— begin —

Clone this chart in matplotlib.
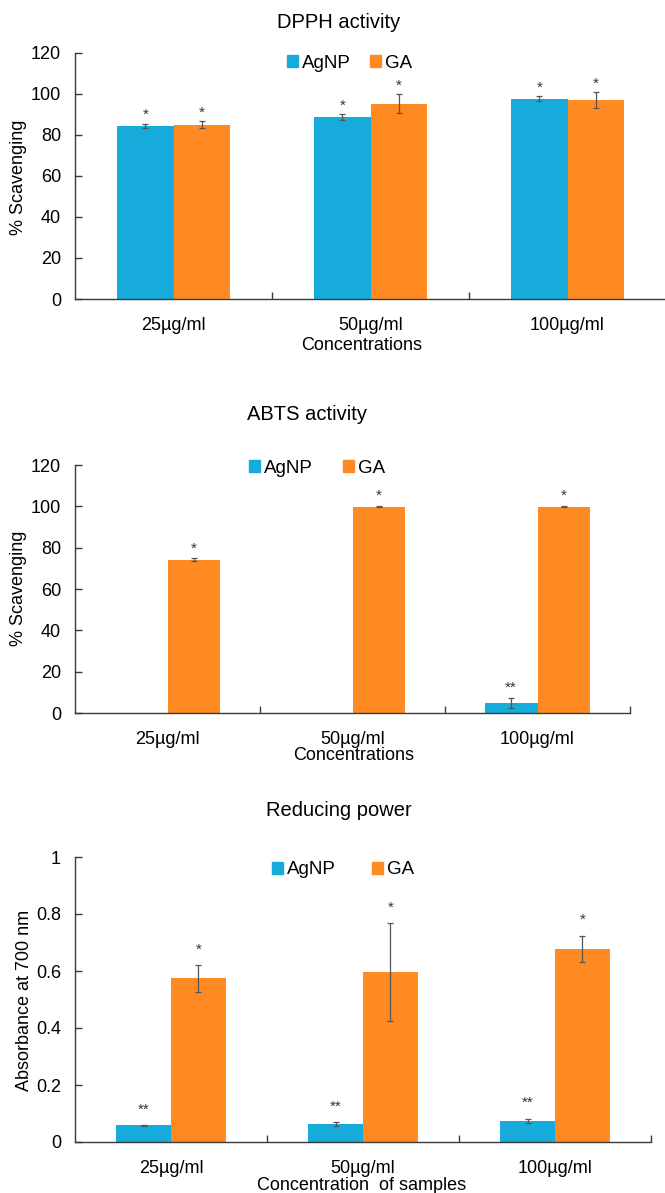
import numpy as np
import matplotlib
matplotlib.use("Agg")
import matplotlib.pyplot as plt
import matplotlib.patches as mpatches

plt.rcParams['font.family'] = ['Liberation Sans', 'DejaVu Sans']

# data
categories = ['25µg/ml', '50µg/ml', '100µg/ml']
series = ['AgNP', 'GA']

dpph_agnp = [84.5, 88.7, 97.8]
dpph_agnp_err = [1.1, 1.3, 1.1]
dpph_ga = [85.0, 95.3, 97.0]
dpph_ga_err = [1.6, 4.5, 4.0]
dpph_agnp_sig = ['*', '*', '*']
dpph_ga_sig = ['*', '*', '*']

abts_agnp = [0, 0, 5.0]
abts_agnp_err = [0, 0, 2.4]
abts_ga = [74.2, 99.8, 99.8]
abts_ga_err = [0.6, 0.3, 0.3]
abts_agnp_sig = ['', '', '**']
abts_ga_sig = ['*', '*', '*']

rp_agnp = [0.058, 0.063, 0.074]
rp_agnp_err = [0.002, 0.006, 0.008]
rp_ga = [0.574, 0.597, 0.677]
rp_ga_err = [0.047, 0.171, 0.047]
rp_agnp_sig = ['**', '**', '**']
rp_ga_sig = ['*', '*', '*']

blue = '#17ABDB'
orange = '#FF8A22'
axcol = '#3a3a3a'

W, H = 665, 1193
fig = plt.figure(figsize=(W / 100, H / 100), dpi=100)


def px_axes(left, right, y0, ytop):
  return fig.add_axes([left / W, (H - y0) / H, (right - left) / W, (y0 - ytop) / H])


def draw_panel(ax, agnp, agnp_err, ga, ga_err, sig_a, sig_g, ymax, ystep, yfmt, star_gap):
  x = np.arange(len(categories))
  bw = 0.285
  ax.bar(x - bw / 2, agnp, bw, color=blue, label='AgNP')
  ax.bar(x + bw / 2, ga, bw, color=orange, label='GA')
  for xs, vals, errs, sigs in [(x - bw / 2, agnp, agnp_err, sig_a), (x + bw / 2, ga, ga_err, sig_g)]:
    for xi, v, e, s in zip(xs, vals, errs, sigs):
      if e > 0:
        ax.errorbar(xi, v, yerr=e, fmt='none', ecolor='#555555', elinewidth=0.9, capsize=2.5, capthick=0.9)
      if s:
        ax.text(xi, v + e + star_gap, s, ha='center', va='bottom', fontsize=11, color='#333333')
  ax.set_xlim(-0.5, len(categories) - 0.5)
  ax.set_ylim(0, ymax)
  ax.set_yticks(np.arange(0, ymax + ystep / 2, ystep))
  ax.set_yticklabels([yfmt(v) for v in np.arange(0, ymax + ystep / 2, ystep)])
  ax.set_xticks(x)
  ax.set_xticklabels(categories)
  ax.set_xticks([0.5, 1.5, 2.5], minor=True)
  ax.tick_params(axis='x', which='major', length=0, pad=13, labelsize=13)
  ax.tick_params(axis='x', which='minor', direction='in', length=5, color=axcol, width=1)
  ax.tick_params(axis='y', direction='in', length=5, color=axcol, width=1, pad=10, labelsize=13)
  for s in ['top', 'right']:
    ax.spines[s].set_visible(False)
  for s in ['left', 'bottom']:
    ax.spines[s].set_color(axcol)
    ax.spines[s].set_linewidth(1)


def legend_at(ax, xa, xg, y):
  # legend handles placed in pixel positions
  h = [mpatches.Patch(color=blue), mpatches.Patch(color=orange)]
  leg1 = ax.legend([h[0]], ['AgNP'], loc='center left', bbox_to_anchor=(xa / W, 1 - y / H),
                   bbox_transform=fig.transFigure, frameon=False, fontsize=13.5,
                   handlelength=0.6, handleheight=0.6, handletextpad=0.2, borderpad=0, borderaxespad=0)
  ax.add_artist(leg1)
  ax.legend([h[1]], ['GA'], loc='center left', bbox_to_anchor=(xg / W, 1 - y / H),
            bbox_transform=fig.transFigure, frameon=False, fontsize=13.5,
            handlelength=0.6, handleheight=0.6, handletextpad=0.2, borderpad=0, borderaxespad=0)


int_fmt = lambda v: '%d' % round(v)
dec_fmt = lambda v: ('%g' % round(v, 1))

# DPPH
ax1 = px_axes(75, 666, 299, 53)
draw_panel(ax1, dpph_agnp, dpph_agnp_err, dpph_ga, dpph_ga_err, dpph_agnp_sig, dpph_ga_sig, 120, 20, int_fmt, 0.8)
fig.text(339 / W, 1 - 23 / H, 'DPPH activity', ha='center', va='center', fontsize=14.5)
fig.text(362 / W, 1 - 345 / H, 'Concentrations', ha='center', va='center', fontsize=13)
fig.text(19 / W, 1 - 177 / H, '% Scavenging', ha='center', va='center', rotation=90, fontsize=13)
legend_at(ax1, 287, 370, 63)

# ABTS
ax2 = px_axes(75, 630, 713, 465)
draw_panel(ax2, abts_agnp, abts_agnp_err, abts_ga, abts_ga_err, abts_agnp_sig, abts_ga_sig, 120, 20, int_fmt, 1.5)
fig.text(307 / W, 1 - 415 / H, 'ABTS activity', ha='center', va='center', fontsize=14.5)
fig.text(354 / W, 1 - 756 / H, 'Concentrations', ha='center', va='center', fontsize=13)
fig.text(19 / W, 1 - 588 / H, '% Scavenging', ha='center', va='center', rotation=90, fontsize=13)
legend_at(ax2, 249, 343, 468)

# Reducing power
ax3 = px_axes(75, 651, 1142, 857)
draw_panel(ax3, rp_agnp, rp_agnp_err, rp_ga, rp_ga_err, rp_agnp_sig, rp_ga_sig, 1.0, 0.2, dec_fmt, 0.03)
fig.text(339 / W, 1 - 811 / H, 'Reducing power', ha='center', va='center', fontsize=14.5)
fig.text(362 / W, 1 - 1186 / H, 'Concentration  of samples', ha='center', va='center', fontsize=13)
fig.text(25 / W, 1 - 1000 / H, 'Absorbance at 700 nm', ha='center', va='center', rotation=90, fontsize=13)
legend_at(ax3, 272, 372, 870)

fig.savefig('out.png', dpi=100)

— end —

→ **Problem to solve**:
Transcribe exactly, with no pictures, the lines running from the first line of the material through the line holding "series = ['AgNP', 'GA']".

→ **Reply to the task**:
Clone this chart in matplotlib.
import numpy as np
import matplotlib
matplotlib.use("Agg")
import matplotlib.pyplot as plt
import matplotlib.patches as mpatches

plt.rcParams['font.family'] = ['Liberation Sans', 'DejaVu Sans']

# data
categories = ['25µg/ml', '50µg/ml', '100µg/ml']
series = ['AgNP', 'GA']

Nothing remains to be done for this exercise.